(SHORT PROBLEM) Set down each line of the data below exactly as it stands, dropping the pictures.

(DATASET CONTENT)
%%
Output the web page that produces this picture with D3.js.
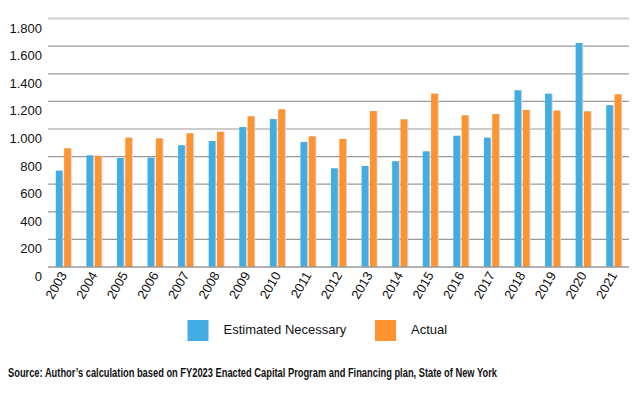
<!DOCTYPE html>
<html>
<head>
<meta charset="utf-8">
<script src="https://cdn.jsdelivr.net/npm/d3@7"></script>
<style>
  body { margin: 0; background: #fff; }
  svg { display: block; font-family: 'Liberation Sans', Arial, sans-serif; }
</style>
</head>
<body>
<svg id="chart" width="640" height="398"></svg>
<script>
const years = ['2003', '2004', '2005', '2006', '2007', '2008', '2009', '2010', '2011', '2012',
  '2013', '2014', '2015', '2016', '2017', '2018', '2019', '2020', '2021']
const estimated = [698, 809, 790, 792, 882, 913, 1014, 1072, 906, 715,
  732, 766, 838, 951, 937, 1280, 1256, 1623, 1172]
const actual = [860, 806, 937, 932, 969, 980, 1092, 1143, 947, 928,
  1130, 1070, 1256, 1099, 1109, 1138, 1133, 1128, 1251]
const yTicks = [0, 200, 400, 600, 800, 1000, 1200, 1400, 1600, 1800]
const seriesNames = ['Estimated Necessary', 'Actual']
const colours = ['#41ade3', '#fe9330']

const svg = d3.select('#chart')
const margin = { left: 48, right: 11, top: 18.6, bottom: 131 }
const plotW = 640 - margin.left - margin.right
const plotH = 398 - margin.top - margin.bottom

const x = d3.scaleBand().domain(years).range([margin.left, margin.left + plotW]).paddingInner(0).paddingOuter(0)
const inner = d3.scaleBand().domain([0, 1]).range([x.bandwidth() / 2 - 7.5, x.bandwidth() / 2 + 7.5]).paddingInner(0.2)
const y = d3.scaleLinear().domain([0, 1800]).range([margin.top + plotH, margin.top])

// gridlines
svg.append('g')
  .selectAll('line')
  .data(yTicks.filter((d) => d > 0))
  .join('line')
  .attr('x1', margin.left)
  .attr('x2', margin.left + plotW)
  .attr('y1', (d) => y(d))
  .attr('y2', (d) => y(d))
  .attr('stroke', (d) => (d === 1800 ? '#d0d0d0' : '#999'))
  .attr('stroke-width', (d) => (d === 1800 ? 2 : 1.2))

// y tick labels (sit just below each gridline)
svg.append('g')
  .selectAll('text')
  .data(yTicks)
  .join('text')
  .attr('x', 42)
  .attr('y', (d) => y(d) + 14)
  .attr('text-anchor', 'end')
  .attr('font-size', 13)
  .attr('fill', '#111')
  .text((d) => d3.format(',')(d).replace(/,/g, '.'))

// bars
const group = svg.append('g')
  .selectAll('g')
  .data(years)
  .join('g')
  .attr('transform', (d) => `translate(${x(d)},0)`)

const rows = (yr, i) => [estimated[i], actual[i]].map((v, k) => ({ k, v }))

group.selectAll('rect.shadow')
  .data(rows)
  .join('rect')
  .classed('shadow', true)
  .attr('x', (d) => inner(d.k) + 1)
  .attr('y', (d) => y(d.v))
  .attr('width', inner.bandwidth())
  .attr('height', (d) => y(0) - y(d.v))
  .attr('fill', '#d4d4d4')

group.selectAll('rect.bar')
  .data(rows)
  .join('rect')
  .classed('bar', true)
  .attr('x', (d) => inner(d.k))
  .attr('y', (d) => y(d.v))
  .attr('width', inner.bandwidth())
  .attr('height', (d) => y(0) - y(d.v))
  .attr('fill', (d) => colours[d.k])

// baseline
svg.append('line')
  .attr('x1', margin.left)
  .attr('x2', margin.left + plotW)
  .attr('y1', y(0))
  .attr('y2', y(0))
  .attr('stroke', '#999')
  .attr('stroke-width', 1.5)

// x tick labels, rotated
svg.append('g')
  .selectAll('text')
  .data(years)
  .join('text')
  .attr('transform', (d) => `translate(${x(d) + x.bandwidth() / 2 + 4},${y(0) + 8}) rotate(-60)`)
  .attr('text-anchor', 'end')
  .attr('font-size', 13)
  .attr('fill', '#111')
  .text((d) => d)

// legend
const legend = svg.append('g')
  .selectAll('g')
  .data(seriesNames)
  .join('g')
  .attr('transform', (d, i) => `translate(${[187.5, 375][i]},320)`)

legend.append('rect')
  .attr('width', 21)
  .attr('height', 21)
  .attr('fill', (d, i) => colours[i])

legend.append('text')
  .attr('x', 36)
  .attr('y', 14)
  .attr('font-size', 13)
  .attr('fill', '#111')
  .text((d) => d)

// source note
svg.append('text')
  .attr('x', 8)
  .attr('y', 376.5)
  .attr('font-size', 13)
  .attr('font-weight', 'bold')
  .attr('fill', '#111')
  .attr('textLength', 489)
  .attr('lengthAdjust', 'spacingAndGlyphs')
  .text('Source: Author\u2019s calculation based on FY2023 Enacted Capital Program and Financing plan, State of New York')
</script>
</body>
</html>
%%
(IN RESPONSE)
Output the web page that produces this picture with D3.js.
<!DOCTYPE html>
<html>
<head>
<meta charset="utf-8">
<script src="https://cdn.jsdelivr.net/npm/d3@7"></script>
<style>
  body { margin: 0; background: #fff; }
  svg { display: block; font-family: 'Liberation Sans', Arial, sans-serif; }
</style>
</head>
<body>
<svg id="chart" width="640" height="398"></svg>
<script>
const years = ['2003', '2004', '2005', '2006', '2007', '2008', '2009', '2010', '2011', '2012',
  '2013', '2014', '2015', '2016', '2017', '2018', '2019', '2020', '2021']
const estimated = [698, 809, 790, 792, 882, 913, 1014, 1072, 906, 715,
  732, 766, 838, 951, 937, 1280, 1256, 1623, 1172]
const actual = [860, 806, 937, 932, 969, 980, 1092, 1143, 947, 928,
  1130, 1070, 1256, 1099, 1109, 1138, 1133, 1128, 1251]
const yTicks = [0, 200, 400, 600, 800, 1000, 1200, 1400, 1600, 1800]
const seriesNames = ['Estimated Necessary', 'Actual']
const colours = ['#41ade3', '#fe9330']

const svg = d3.select('#chart')
const margin = { left: 48, right: 11, top: 18.6, bottom: 131 }
const plotW = 640 - margin.left - margin.right
const plotH = 398 - margin.top - margin.bottom

const x = d3.scaleBand().domain(years).range([margin.left, margin.left + plotW]).paddingInner(0).paddingOuter(0)
const inner = d3.scaleBand().domain([0, 1]).range([x.bandwidth() / 2 - 7.5, x.bandwidth() / 2 + 7.5]).paddingInner(0.2)
const y = d3.scaleLinear().domain([0, 1800]).range([margin.top + plotH, margin.top])

// gridlines
svg.append('g')
  .selectAll('line')
  .data(yTicks.filter((d) => d > 0))
  .join('line')
  .attr('x1', margin.left)
  .attr('x2', margin.left + plotW)
  .attr('y1', (d) => y(d))
  .attr('y2', (d) => y(d))
  .attr('stroke', (d) => (d === 1800 ? '#d0d0d0' : '#999'))
  .attr('stroke-width', (d) => (d === 1800 ? 2 : 1.2))

// y tick labels (sit just below each gridline)
svg.append('g')
  .selectAll('text')
  .data(yTicks)
  .join('text')
  .attr('x', 42)
  .attr('y', (d) => y(d) + 14)
  .attr('text-anchor', 'end')
  .attr('font-size', 13)
  .attr('fill', '#111')
  .text((d) => d3.format(',')(d).replace(/,/g, '.'))

// bars
const group = svg.append('g')
  .selectAll('g')
  .data(years)
  .join('g')
  .attr('transform', (d) => `translate(${x(d)},0)`)

const rows = (yr, i) => [estimated[i], actual[i]].map((v, k) => ({ k, v }))

group.selectAll('rect.shadow')
  .data(rows)
  .join('rect')
  .classed('shadow', true)
  .attr('x', (d) => inner(d.k) + 1)
  .attr('y', (d) => y(d.v))
  .attr('width', inner.bandwidth())
  .attr('height', (d) => y(0) - y(d.v))
  .attr('fill', '#d4d4d4')

group.selectAll('rect.bar')
  .data(rows)
  .join('rect')
  .classed('bar', true)
  .attr('x', (d) => inner(d.k))
  .attr('y', (d) => y(d.v))
  .attr('width', inner.bandwidth())
  .attr('height', (d) => y(0) - y(d.v))
  .attr('fill', (d) => colours[d.k])

// baseline
svg.append('line')
  .attr('x1', margin.left)
  .attr('x2', margin.left + plotW)
  .attr('y1', y(0))
  .attr('y2', y(0))
  .attr('stroke', '#999')
  .attr('stroke-width', 1.5)

// x tick labels, rotated
svg.append('g')
  .selectAll('text')
  .data(years)
  .join('text')
  .attr('transform', (d) => `translate(${x(d) + x.bandwidth() / 2 + 4},${y(0) + 8}) rotate(-60)`)
  .attr('text-anchor', 'end')
  .attr('font-size', 13)
  .attr('fill', '#111')
  .text((d) => d)

// legend
const legend = svg.append('g')
  .selectAll('g')
  .data(seriesNames)
  .join('g')
  .attr('transform', (d, i) => `translate(${[187.5, 375][i]},320)`)

legend.append('rect')
  .attr('width', 21)
  .attr('height', 21)
  .attr('fill', (d, i) => colours[i])

legend.append('text')
  .attr('x', 36)
  .attr('y', 14)
  .attr('font-size', 13)
  .attr('fill', '#111')
  .text((d) => d)

// source note
svg.append('text')
  .attr('x', 8)
  .attr('y', 376.5)
  .attr('font-size', 13)
  .attr('font-weight', 'bold')
  .attr('fill', '#111')
  .attr('textLength', 489)
  .attr('lengthAdjust', 'spacingAndGlyphs')
  .text('Source: Author\u2019s calculation based on FY2023 Enacted Capital Program and Financing plan, State of New York')
</script>
</body>
</html>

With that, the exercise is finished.